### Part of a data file
——————————

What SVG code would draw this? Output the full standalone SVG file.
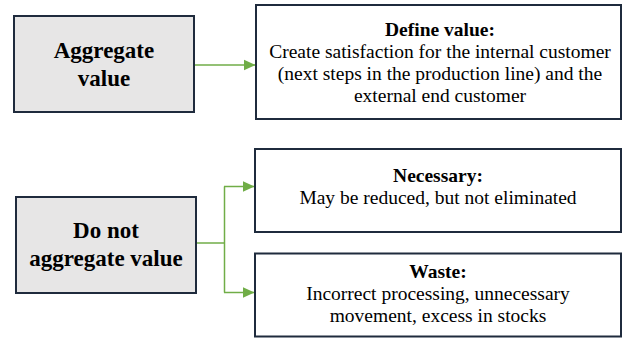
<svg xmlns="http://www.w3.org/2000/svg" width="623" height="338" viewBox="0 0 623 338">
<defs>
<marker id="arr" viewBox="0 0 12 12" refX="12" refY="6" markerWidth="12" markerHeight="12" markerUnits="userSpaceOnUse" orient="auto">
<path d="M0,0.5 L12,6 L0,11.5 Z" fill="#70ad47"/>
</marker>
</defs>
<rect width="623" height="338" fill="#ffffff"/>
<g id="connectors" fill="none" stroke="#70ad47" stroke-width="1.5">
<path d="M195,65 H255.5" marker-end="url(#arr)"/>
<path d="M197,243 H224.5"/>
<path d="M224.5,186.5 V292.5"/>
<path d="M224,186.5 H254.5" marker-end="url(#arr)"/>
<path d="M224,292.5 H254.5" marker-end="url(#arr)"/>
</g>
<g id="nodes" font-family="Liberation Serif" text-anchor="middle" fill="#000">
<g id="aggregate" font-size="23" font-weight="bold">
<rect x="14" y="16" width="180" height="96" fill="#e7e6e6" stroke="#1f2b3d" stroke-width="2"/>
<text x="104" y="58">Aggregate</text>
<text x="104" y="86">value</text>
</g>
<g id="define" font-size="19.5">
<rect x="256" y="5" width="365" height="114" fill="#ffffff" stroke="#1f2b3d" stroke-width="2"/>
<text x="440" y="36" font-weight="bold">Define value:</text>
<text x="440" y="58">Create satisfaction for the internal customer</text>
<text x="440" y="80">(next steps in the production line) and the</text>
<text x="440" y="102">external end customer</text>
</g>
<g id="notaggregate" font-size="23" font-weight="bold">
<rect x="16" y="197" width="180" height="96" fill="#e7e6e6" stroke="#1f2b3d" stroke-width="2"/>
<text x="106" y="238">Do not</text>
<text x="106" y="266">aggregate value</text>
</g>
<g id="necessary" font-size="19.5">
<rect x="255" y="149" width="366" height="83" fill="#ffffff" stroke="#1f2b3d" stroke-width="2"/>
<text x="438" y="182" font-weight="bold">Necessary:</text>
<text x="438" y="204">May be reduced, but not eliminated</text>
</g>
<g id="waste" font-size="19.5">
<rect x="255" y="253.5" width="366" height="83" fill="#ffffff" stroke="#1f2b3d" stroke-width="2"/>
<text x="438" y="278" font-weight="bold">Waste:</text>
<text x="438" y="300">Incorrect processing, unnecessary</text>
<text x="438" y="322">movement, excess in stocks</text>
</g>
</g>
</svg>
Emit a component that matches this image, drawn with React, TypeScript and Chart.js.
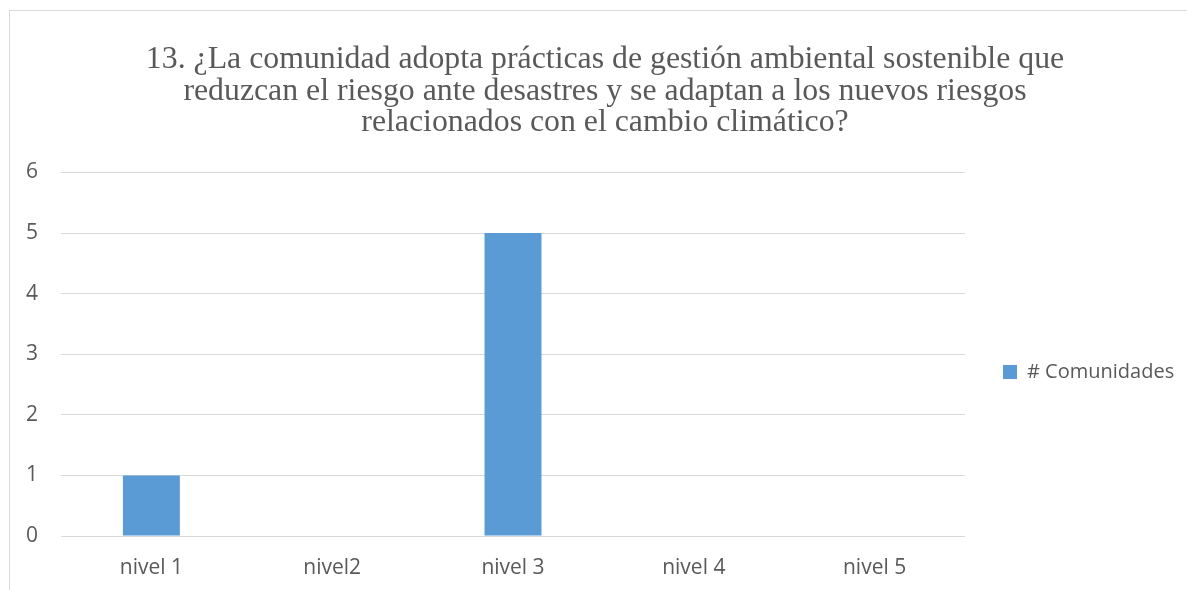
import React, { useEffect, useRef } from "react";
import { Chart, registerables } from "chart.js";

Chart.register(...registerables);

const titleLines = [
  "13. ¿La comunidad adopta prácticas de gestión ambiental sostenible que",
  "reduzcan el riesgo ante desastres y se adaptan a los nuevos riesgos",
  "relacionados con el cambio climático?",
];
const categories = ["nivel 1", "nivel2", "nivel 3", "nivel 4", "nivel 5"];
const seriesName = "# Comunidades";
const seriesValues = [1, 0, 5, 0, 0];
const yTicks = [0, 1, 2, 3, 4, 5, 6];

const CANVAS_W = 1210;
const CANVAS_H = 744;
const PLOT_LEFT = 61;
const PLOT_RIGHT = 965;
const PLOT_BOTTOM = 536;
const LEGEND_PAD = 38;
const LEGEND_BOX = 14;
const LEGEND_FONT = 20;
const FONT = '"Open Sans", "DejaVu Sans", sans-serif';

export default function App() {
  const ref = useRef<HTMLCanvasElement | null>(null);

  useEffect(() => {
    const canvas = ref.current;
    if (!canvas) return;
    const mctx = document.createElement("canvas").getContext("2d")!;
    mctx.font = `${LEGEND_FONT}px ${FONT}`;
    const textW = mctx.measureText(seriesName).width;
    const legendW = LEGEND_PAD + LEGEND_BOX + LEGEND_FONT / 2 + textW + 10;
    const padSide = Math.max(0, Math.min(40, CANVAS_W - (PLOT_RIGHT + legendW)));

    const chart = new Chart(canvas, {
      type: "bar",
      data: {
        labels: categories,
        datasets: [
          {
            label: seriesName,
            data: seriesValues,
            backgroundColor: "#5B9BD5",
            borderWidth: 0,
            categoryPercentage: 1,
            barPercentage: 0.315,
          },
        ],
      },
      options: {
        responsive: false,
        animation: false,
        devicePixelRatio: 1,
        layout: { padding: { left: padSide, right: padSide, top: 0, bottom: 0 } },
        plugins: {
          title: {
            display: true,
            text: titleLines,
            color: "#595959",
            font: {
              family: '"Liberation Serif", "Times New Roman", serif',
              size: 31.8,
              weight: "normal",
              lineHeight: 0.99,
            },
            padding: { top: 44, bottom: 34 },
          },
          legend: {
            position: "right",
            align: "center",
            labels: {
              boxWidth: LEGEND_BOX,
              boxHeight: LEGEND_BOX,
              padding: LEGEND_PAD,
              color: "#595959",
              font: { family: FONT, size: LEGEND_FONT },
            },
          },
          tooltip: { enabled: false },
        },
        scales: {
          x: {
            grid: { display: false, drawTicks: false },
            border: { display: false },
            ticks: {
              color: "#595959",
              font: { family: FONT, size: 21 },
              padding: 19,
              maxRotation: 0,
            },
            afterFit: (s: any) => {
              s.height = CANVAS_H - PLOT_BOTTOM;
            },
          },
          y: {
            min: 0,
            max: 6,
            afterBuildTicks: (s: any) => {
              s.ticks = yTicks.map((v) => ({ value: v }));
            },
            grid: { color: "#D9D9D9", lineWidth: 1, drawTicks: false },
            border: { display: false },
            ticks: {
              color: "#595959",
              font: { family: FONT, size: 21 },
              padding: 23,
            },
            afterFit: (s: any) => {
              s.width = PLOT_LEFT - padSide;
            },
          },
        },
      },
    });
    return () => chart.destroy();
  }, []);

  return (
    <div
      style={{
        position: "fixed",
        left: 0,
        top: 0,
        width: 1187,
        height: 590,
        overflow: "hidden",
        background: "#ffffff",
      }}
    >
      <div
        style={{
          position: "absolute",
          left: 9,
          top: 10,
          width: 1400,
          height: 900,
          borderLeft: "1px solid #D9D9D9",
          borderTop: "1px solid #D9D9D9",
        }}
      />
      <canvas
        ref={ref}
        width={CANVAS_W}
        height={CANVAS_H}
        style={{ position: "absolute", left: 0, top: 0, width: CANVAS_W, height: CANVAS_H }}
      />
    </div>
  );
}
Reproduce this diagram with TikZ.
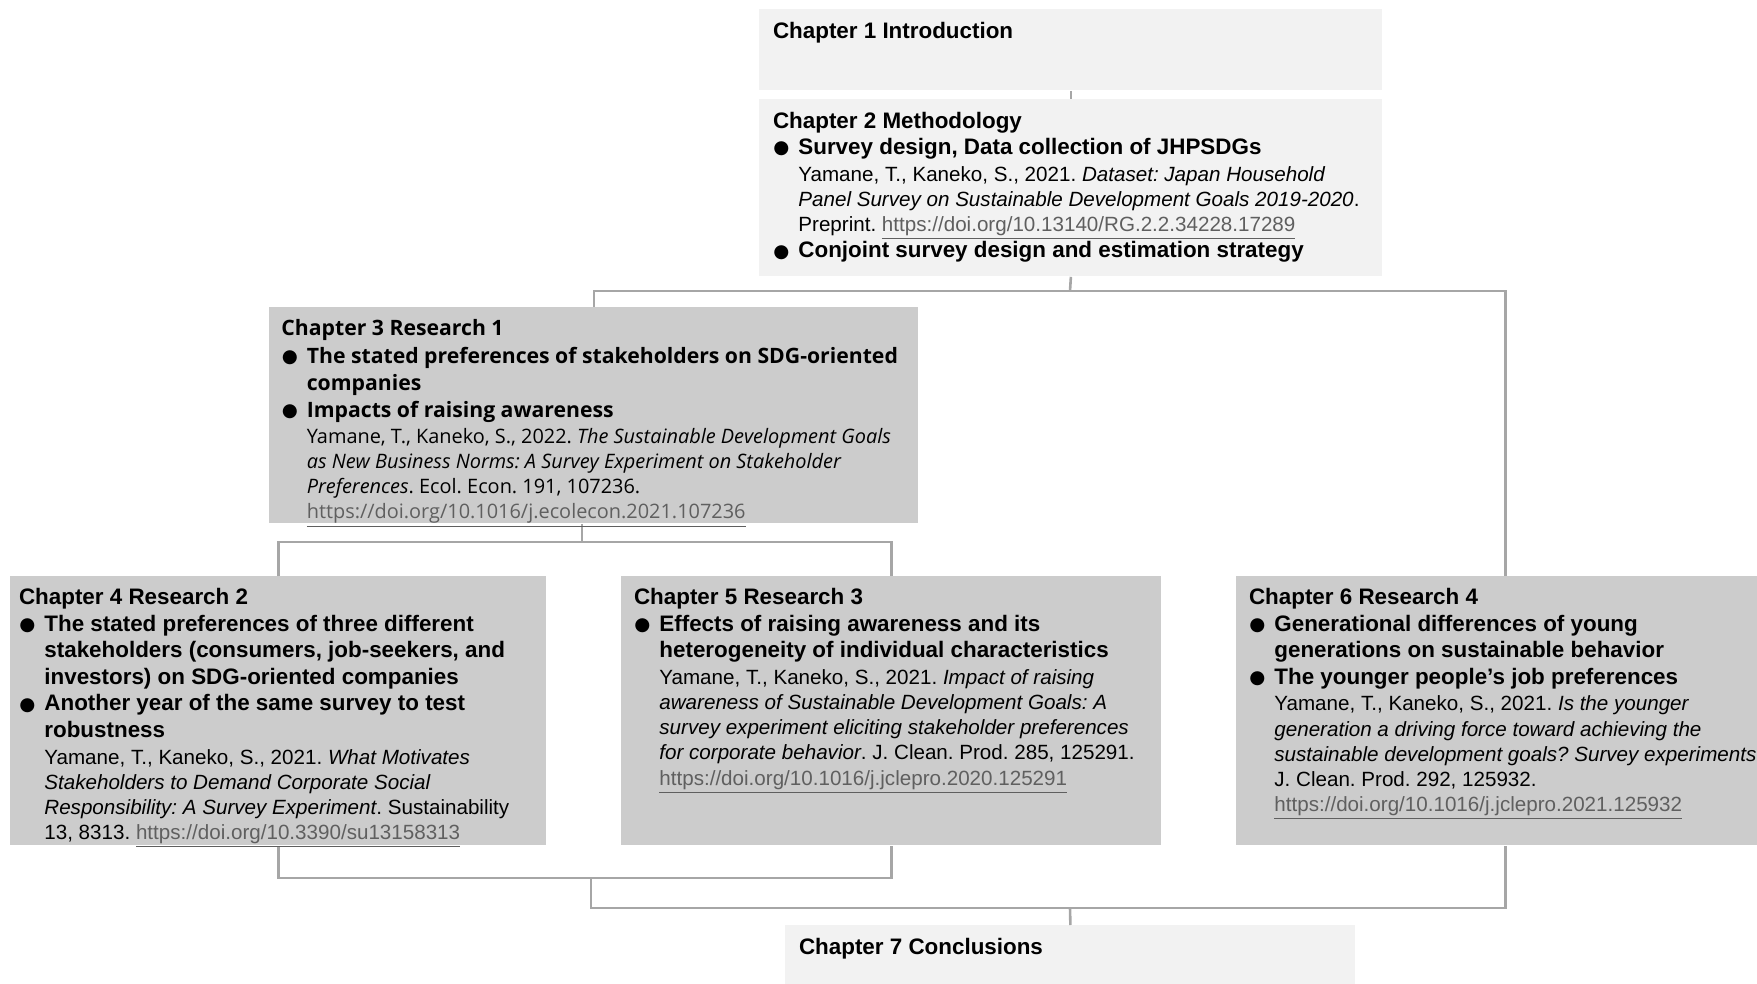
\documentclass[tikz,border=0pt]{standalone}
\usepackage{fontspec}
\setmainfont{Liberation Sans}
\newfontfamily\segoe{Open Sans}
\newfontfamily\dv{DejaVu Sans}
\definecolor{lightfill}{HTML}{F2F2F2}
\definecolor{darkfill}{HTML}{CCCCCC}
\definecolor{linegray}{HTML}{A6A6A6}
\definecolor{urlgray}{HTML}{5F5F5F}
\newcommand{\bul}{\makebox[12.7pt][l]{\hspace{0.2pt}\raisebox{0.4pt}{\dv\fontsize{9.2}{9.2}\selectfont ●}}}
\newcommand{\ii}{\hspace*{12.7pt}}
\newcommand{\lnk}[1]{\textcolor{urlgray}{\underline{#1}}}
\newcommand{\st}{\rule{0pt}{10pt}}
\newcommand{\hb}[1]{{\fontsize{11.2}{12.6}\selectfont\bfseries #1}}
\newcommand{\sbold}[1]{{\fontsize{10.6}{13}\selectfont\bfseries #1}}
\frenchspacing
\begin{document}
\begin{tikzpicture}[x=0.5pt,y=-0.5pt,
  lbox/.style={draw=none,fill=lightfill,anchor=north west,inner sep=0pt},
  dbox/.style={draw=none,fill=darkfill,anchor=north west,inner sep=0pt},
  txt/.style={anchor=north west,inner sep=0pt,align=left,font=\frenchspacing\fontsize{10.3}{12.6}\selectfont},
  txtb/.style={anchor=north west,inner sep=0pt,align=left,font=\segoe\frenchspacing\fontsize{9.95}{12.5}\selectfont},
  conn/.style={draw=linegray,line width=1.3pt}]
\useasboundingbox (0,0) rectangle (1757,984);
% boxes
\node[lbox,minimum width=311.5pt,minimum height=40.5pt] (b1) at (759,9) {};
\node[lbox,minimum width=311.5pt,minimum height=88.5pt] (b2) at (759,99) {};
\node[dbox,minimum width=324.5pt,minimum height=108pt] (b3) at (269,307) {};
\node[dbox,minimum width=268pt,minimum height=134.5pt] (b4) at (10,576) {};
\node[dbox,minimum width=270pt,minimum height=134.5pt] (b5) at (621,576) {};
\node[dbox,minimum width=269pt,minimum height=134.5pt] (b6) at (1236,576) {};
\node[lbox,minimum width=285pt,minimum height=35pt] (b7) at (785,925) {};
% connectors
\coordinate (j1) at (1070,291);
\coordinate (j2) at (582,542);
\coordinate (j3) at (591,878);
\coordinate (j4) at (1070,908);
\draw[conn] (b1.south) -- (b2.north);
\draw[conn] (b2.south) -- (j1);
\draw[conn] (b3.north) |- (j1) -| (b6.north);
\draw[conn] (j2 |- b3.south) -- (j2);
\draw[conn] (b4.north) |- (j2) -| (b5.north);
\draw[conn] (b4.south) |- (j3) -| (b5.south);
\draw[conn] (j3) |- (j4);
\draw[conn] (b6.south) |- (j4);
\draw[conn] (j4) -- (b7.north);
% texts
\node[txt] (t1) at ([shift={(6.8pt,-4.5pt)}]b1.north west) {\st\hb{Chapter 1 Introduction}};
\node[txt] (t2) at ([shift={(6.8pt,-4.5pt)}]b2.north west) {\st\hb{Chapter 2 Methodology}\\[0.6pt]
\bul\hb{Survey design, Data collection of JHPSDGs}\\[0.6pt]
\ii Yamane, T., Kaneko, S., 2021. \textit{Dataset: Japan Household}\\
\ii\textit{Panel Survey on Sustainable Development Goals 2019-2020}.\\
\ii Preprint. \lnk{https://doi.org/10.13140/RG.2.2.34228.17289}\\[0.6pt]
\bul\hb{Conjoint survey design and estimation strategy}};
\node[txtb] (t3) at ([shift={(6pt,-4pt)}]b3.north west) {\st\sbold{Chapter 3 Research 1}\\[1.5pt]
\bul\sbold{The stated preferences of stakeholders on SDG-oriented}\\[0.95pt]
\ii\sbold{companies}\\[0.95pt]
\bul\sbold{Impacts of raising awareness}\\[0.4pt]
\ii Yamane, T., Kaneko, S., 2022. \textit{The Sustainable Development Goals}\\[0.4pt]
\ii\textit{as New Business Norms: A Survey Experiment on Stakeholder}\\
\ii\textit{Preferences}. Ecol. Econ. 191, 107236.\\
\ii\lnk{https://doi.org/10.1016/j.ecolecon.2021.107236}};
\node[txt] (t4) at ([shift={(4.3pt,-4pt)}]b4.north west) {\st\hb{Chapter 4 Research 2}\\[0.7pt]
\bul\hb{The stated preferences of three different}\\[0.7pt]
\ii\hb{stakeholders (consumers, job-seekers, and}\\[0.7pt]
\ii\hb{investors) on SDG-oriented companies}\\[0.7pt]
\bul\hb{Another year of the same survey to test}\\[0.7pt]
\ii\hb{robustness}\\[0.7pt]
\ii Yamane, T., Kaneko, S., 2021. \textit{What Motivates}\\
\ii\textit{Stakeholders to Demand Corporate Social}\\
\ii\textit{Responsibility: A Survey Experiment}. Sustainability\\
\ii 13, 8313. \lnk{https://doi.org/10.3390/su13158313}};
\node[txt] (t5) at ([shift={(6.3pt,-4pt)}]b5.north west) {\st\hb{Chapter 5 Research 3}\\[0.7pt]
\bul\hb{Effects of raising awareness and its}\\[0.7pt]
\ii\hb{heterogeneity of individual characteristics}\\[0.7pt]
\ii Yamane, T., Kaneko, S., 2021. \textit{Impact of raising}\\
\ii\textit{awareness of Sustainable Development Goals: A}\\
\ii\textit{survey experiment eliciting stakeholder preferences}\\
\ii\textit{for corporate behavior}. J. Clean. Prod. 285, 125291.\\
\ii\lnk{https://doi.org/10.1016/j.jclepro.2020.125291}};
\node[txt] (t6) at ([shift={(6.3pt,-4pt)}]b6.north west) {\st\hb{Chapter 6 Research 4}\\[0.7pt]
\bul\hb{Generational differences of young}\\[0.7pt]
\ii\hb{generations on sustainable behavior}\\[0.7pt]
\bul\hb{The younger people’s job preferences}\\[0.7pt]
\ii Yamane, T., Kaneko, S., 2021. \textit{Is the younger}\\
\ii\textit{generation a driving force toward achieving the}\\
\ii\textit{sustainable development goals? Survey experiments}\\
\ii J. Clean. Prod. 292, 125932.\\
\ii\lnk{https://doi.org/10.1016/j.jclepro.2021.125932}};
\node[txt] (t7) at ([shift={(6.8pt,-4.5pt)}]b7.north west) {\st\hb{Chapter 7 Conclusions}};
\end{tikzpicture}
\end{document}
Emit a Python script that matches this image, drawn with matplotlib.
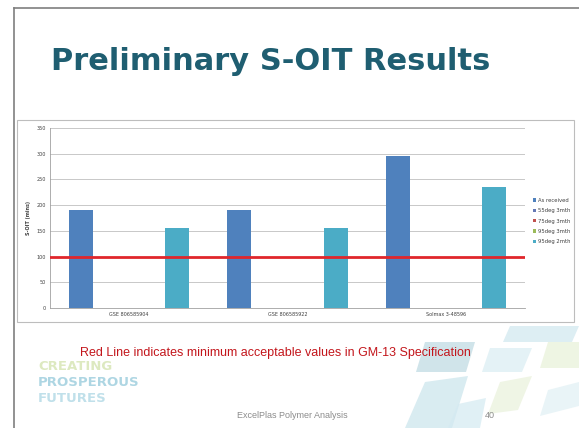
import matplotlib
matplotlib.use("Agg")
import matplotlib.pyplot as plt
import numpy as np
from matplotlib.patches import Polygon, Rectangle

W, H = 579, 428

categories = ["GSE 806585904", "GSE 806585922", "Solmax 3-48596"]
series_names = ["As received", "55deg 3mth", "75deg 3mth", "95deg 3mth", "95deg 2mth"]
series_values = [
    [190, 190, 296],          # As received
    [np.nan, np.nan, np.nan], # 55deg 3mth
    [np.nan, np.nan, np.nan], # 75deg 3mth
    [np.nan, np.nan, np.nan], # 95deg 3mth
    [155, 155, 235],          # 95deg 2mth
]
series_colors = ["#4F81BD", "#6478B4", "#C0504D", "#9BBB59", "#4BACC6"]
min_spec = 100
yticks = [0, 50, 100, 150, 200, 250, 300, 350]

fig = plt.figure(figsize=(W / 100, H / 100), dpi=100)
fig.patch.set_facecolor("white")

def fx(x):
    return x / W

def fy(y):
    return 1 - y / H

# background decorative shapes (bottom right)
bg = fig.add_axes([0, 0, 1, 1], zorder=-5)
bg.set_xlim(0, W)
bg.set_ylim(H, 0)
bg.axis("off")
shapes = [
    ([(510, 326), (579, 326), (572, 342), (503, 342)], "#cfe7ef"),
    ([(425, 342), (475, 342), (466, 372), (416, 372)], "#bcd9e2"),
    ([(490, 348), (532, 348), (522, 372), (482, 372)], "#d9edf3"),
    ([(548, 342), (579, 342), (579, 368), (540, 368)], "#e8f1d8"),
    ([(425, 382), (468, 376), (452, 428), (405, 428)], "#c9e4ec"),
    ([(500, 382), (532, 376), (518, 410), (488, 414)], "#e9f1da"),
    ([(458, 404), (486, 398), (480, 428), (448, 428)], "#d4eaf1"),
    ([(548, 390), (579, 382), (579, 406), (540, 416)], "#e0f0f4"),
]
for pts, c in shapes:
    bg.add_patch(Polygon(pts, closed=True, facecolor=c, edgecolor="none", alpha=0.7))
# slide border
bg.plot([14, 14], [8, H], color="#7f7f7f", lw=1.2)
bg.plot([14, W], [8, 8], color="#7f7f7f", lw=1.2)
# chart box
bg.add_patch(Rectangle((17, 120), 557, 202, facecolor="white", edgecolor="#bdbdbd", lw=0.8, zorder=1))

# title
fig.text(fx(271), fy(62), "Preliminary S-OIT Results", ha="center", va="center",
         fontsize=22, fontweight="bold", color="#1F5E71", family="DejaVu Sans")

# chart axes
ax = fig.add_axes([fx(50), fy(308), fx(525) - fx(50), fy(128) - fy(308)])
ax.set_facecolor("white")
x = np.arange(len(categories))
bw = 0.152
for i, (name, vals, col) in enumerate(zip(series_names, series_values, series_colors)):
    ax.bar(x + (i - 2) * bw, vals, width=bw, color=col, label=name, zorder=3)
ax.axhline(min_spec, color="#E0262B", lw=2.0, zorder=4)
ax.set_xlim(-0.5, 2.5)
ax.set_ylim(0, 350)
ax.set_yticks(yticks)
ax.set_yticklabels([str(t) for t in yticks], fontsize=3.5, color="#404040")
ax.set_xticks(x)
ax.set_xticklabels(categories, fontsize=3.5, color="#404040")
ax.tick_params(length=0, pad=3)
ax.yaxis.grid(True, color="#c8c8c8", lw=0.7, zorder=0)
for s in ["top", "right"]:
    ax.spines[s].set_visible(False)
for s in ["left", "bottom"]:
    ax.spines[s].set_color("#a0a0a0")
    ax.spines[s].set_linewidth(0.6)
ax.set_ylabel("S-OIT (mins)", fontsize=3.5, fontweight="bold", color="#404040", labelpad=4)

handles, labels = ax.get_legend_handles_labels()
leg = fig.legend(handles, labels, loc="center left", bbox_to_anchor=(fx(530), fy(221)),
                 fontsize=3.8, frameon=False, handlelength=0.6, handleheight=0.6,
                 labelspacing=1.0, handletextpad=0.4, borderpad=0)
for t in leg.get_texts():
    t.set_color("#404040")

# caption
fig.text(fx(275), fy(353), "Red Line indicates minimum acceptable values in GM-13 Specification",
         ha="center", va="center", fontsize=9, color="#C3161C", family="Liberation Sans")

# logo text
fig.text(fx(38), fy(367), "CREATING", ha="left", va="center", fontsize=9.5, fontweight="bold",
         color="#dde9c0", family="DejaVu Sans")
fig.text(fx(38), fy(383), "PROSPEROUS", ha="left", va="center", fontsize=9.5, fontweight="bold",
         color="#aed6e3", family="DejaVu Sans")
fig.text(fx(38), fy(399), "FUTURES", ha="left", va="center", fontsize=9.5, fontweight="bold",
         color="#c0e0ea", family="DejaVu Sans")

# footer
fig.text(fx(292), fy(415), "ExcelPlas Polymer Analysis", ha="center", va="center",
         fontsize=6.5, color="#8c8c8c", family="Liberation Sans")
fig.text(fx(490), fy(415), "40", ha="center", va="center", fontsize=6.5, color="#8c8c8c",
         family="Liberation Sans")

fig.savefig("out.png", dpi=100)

——————————

### Exercise goal
Only the lines from the one containing "Emit a Python" down to the one containing "return 1 - y / H" should be copied, exactly and with both ends kept. Drop the pictures.

### Response for this exercise
Emit a Python script that matches this image, drawn with matplotlib.
import matplotlib
matplotlib.use("Agg")
import matplotlib.pyplot as plt
import numpy as np
from matplotlib.patches import Polygon, Rectangle

W, H = 579, 428

categories = ["GSE 806585904", "GSE 806585922", "Solmax 3-48596"]
series_names = ["As received", "55deg 3mth", "75deg 3mth", "95deg 3mth", "95deg 2mth"]
series_values = [
    [190, 190, 296],          # As received
    [np.nan, np.nan, np.nan], # 55deg 3mth
    [np.nan, np.nan, np.nan], # 75deg 3mth
    [np.nan, np.nan, np.nan], # 95deg 3mth
    [155, 155, 235],          # 95deg 2mth
]
series_colors = ["#4F81BD", "#6478B4", "#C0504D", "#9BBB59", "#4BACC6"]
min_spec = 100
yticks = [0, 50, 100, 150, 200, 250, 300, 350]

fig = plt.figure(figsize=(W / 100, H / 100), dpi=100)
fig.patch.set_facecolor("white")

def fx(x):
    return x / W

def fy(y):
    return 1 - y / H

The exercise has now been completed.